TASK TO CARRY OUT: Check every line for the word "seaborn" and state how many lines have it. Reply with the number alone.

MATERIAL PROVIDED:
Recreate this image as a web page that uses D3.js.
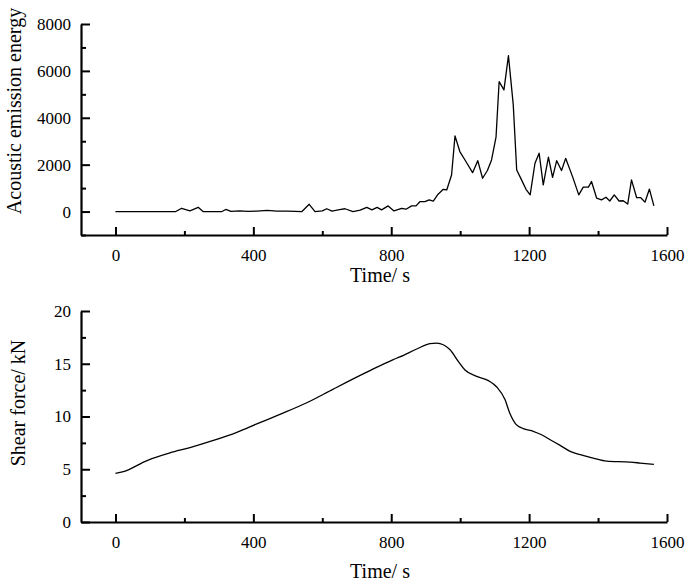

...

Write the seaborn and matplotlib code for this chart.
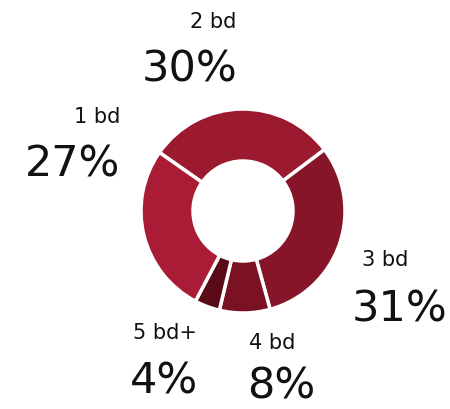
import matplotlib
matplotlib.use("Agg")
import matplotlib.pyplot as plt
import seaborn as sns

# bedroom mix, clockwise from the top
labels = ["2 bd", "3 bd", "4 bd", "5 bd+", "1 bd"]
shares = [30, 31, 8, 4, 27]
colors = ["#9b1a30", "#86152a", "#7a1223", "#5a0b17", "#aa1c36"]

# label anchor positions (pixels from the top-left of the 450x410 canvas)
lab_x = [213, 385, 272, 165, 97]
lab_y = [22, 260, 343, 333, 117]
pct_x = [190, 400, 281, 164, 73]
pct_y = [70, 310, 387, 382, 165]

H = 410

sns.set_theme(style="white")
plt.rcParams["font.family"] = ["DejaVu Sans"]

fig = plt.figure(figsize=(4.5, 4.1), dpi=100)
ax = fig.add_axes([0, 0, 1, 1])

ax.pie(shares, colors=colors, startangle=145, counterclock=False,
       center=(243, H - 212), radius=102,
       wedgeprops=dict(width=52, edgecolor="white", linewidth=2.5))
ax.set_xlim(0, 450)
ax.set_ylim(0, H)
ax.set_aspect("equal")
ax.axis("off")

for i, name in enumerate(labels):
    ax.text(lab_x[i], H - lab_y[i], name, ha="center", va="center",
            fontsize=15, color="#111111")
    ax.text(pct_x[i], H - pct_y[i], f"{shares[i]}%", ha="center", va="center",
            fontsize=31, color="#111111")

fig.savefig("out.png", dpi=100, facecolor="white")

IN RESPONSE: 2